Stephen Lee — The World No. 5 Who Fixed Seven Frames Out of the Game
Stephen Lee, a former world No. 5 and one of the most fluent cueists of his generation, was banned from snooker for twelve years after an independent tribunal found, on September 16, 2013, that he had influenced the outcome of seven matches in 2008 and 2009 for the benefit of a betting syndicate. The hearing was run by Sport Resolutions in London on behalf of the World Professional Billiards and Snooker Association and chaired by the sports barrister Adam Lewis QC. The ban, formally imposed on September 25, was backdated to his suspension on October 12, 2012, and ran to October 12, 2024 — his fiftieth birthday. Lee was also ordered to pay £40,000 in costs, later escalated on a failed appeal.
The fixing took several shapes, all variations on selling the result rather than the win. The arrangements covered specific outcomes the syndicate could bet — match results, frame results, and exact final scores — so that confederates wagering with foreknowledge held a near-certainty. The tribunal found arrangements spanning three group matches at the 2008 Malta Cup (against Neil Robertson, Marco Fu and Ken Doherty), two matches at the 2008 UK Championship (against Stephen Hendry and Mark King), a 2009 China Open match against Mark Selby, and his 2009 World Championship match against Ryan Day. The WPBSA statement recorded that bets connected to the matches totalled over £111,000 and generated roughly £97,000 in winnings for the bettors, though it noted it was unclear how much Lee himself received. The common thread was a syndicate positioned to profit from outcomes Lee had quietly pre-arranged.

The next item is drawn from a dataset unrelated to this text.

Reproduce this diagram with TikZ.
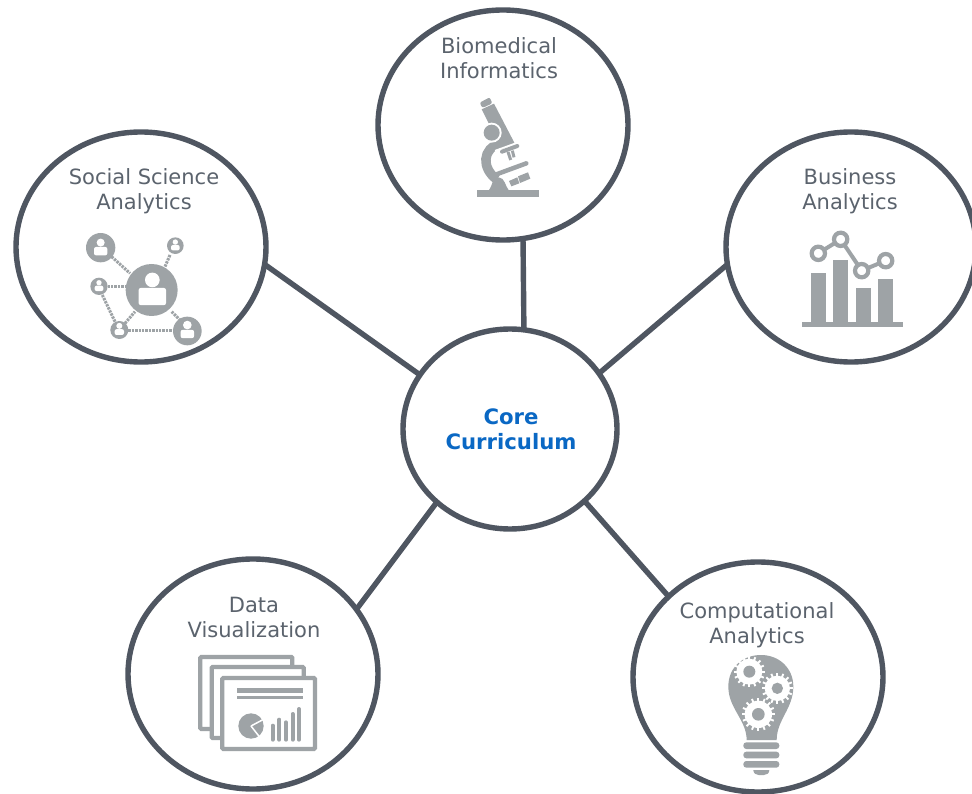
\documentclass[tikz,border=0pt]{standalone}
\usepackage{fontspec}
\setmainfont{DejaVu Sans}
\usetikzlibrary{shapes.geometric}
\definecolor{ringc}{HTML}{4F5661}
\definecolor{textc}{HTML}{5B636D}
\definecolor{corec}{HTML}{0A68C4}
\definecolor{iconc}{HTML}{9EA3A6}
\tikzset{
  hub/.style={draw=ringc,line width=5.4pt,ellipse,fill=white,inner sep=0pt,outer sep=0pt,minimum width=250pt,minimum height=230pt},
  corehub/.style={hub,minimum width=214pt,minimum height=200pt},
  spoke/.style={draw=ringc,line width=5.4pt},
  lab/.style={align=center,text=textc,inner sep=0pt,font=\fontsize{21}{25}\selectfont},
  corelab/.style={align=center,text=corec,inner sep=0pt,font=\fontsize{21.2}{25}\selectfont\bfseries},
  crop/.style 2 args={xshift=#1pt,yshift=-#2pt,x=0.33333pt,y=-0.33333pt},
  ic/.style={fill=iconc,draw=none},
  wh/.style={fill=white,draw=none},
}
\newcommand{\personicon}[4]{% x y head-radius body-half-width
  \fill[wh] (#1,#2-#3*0.6) circle[radius=#3];
  \fill[wh,rounded corners=2pt] (#1-#4,#2+#3*0.5+#4*1.25) -- (#1-#4,#2+#3*0.5) -- (#1+#4,#2+#3*0.5) -- (#1+#4,#2+#3*0.5+#4*1.25) -- cycle;
}
\newcommand{\gearicon}[5]{% x y outer body hub
  \foreach \a in {0,22.5,...,337.5}{
    \draw[white,line width=1.9pt] (#1,#2) -- ++(\a:#3);
  }
  \fill[wh] (#1,#2) circle[radius=#4];
  \fill[ic] (#1,#2) circle[radius=#5];
}
\begin{document}
\begin{tikzpicture}[x=1pt,y=-1pt]
\useasboundingbox (0,0) rectangle (972,794);
% hubs
\node[hub] (bio) at (503,125) {};
\node[hub] (soc) at (141,247) {};
\node[hub] (bus) at (851,247) {};
\node[hub] (dat) at (253,674) {};
\node[hub] (com) at (758,677) {};
\node[corehub] (core) at (510,429) {};
% spokes
\draw[spoke] (bio.280) -- (core.82);
\draw[spoke] (soc.352) -- (core.149);
\draw[spoke] (bus.188.5) -- (core.32);
\draw[spoke] (dat.32) -- (core.225);
\draw[spoke] (com.138) -- (core.316);
% labels
\node[lab] (biot) at (499,58.5) {Biomedical\\Informatics};
\node[lab] (soct) at (144,191) {Social Science\\Analytics};
\node[lab] (bust) at (850,191) {Business\\Analytics};
\node[lab] (datt) at (254,617) {Data\\Visualization};
\node[lab] (comt) at (757,625) {Computational\\Analytics};
\node[corelab] (coret) at (511,429.5) {Core\\Curriculum};
% microscope
\begin{scope}[crop={440}{80}]
  \fill[ic] (110,330) rectangle (297,351);
  \fill[ic] (146,332) .. controls (158,318) and (155,293) .. (176,292) .. controls (195,293) and (195,318) .. (207,332) -- cycle;
  \fill[ic,rounded corners=2pt] (119,68) -- (149,52) -- (157,70) -- (127,84) -- cycle;
  \fill[ic] (125,88) -- (162,71) -- (224,190) -- (185,207) -- cycle;
  \draw[iconc,line width=9.5pt] (182,190) .. controls (125,205) and (125,265) .. (170,298);
  \fill[white] (155,158) circle[radius=30];
  \fill[ic] (155,158) circle[radius=24];
  \draw[white,line width=1.5pt] (165,212) -- (240,185);
  \draw[iconc,line width=4pt,line cap=round] (186,215) -- (232,198);
  \draw[iconc,line width=3pt] (204,216) -- (212,240);
  \draw[iconc,line width=3pt] (217,212) -- (222,232);
  \draw[iconc,line width=4.5pt,line cap=round] (172,282) -- (259,250);
  \fill[ic] (207,303) -- (232,292) -- (238,310) -- (214,319) -- cycle;
  \fill[ic] (234,289) -- (264,277) -- (271,296) -- (240,309) -- cycle;
\end{scope}
% social network
\begin{scope}[crop={70}{225}]
  \foreach \p/\q in {{(125,95)/(180,145)},{(300,90)/(285,125)},{(113,184)/(170,184)},{(97,210)/(135,290)},{(165,295)/(195,260)},{(175,317)/(310,317)},{(305,260)/(330,285)}}{
    \draw[iconc,line width=3pt,dash pattern=on 2.4pt off 1pt] \p -- \q;
  }
  \fill[ic] (245,195) circle[radius=78];
  \personicon{247}{178}{22}{41}
  \fill[ic] (92,68) circle[radius=44];
  \personicon{92}{60}{12}{20}
  \fill[ic] (316,62) circle[radius=25];
  \personicon{316}{56}{8}{13}
  \fill[ic] (87,184) circle[radius=26];
  \personicon{87}{178}{8}{13}
  \fill[ic] (148,315) circle[radius=27];
  \personicon{148}{308}{9}{14}
  \fill[ic] (352,318) circle[radius=43];
  \personicon{352}{308}{13}{20}
\end{scope}
% business chart
\begin{scope}[crop={790}{220}]
  \fill[ic] (62,160) rectangle (107,305);
  \fill[ic] (130,120) rectangle (175,305);
  \fill[ic] (197,205) rectangle (242,305);
  \fill[ic] (265,178) rectangle (310,305);
  \fill[ic] (37,307) rectangle (338,320);
  \draw[iconc,line width=4pt] (85,100) -- (152,58) -- (215,152) -- (287,122);
  \foreach \c in {(85,100),(152,58),(215,152),(287,122)}{
    \draw[iconc,line width=4.2pt,fill=white] \c circle[radius=20];
  }
\end{scope}
% slides
\begin{scope}[crop={175}{645}]
  \foreach \a/\b/\c/\d in {76/36/352/252,110/66/386/279,142/99/420/312}{
    \draw[iconc,line width=4.2pt,fill=white,rounded corners=1pt] (\a,\b) rectangle (\c,\d);
  }
  \fill[ic] (187,128) rectangle (383,145);
  \fill[ic] (187,152) rectangle (383,161);
  \fill[ic] (228,243) circle[radius=38];
  \draw[white,line width=1.5pt] (228,243) -- ++(52:50);
  \draw[white,line width=1.5pt] (228,243) -- ++(-28:50);
  \foreach \x/\t in {293/242,313/224,333/232,353/207,372/192}{
    \draw[iconc,line width=4pt,line cap=round] (\x,\t) -- (\x,284);
  }
\end{scope}
% bulb
\begin{scope}[crop={700}{645}]
  \fill[ic] (140,285) .. controls (140,225) and (85,190) .. (85,125) .. controls (85,65) and (130,30) .. (183,30) .. controls (238,30) and (280,70) .. (280,125) .. controls (280,190) and (230,225) .. (230,285) -- cycle;
  \gearicon{148}{80}{47}{39}{18}
  \gearicon{232}{130}{47}{38}{17}
  \gearicon{175}{208}{50}{41}{19}
  \fill[ic,rounded corners=3pt] (130,292) rectangle (238,312);
  \fill[ic,rounded corners=3pt] (130,320) rectangle (238,340);
  \fill[ic,rounded corners=3pt] (130,348) rectangle (238,368);
  \fill[ic] (160,375) -- (208,375) .. controls (208,385) and (200,390) .. (192,390) -- (176,390) .. controls (168,390) and (160,385) .. (160,375) -- cycle;
\end{scope}
\end{tikzpicture}
\end{document}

What ultimately drew the regulator’s eye was not a match from 2008 or 2009 at all, but a Premier League frame in October 2012 against John Higgins, on which at least two bookmakers flagged irregular betting. That alert prompted the WPBSA to suspend Lee on October 12, 2012, and then to look backwards, where the older pattern emerged. Higgins, it should be said, was never implicated; the suspicious money was on Lee’s performance, not on any arrangement between the two players.
The defence was denial. Lee maintained throughout that he had never fixed a match and attributed the betting patterns to coincidence, to others betting on him, and to his own well-known financial difficulties rather than to corruption. The tribunal was unpersuaded, finding the volume, timing, and beneficiaries of the bets impossible to reconcile with innocence. His appeal was dismissed on May 15, 2014, and the cost order against him rose to £125,000, a debt he is reported never to have paid. The twelve-year ban stood as the longest in the sport’s history until two lifetime bans in 2023.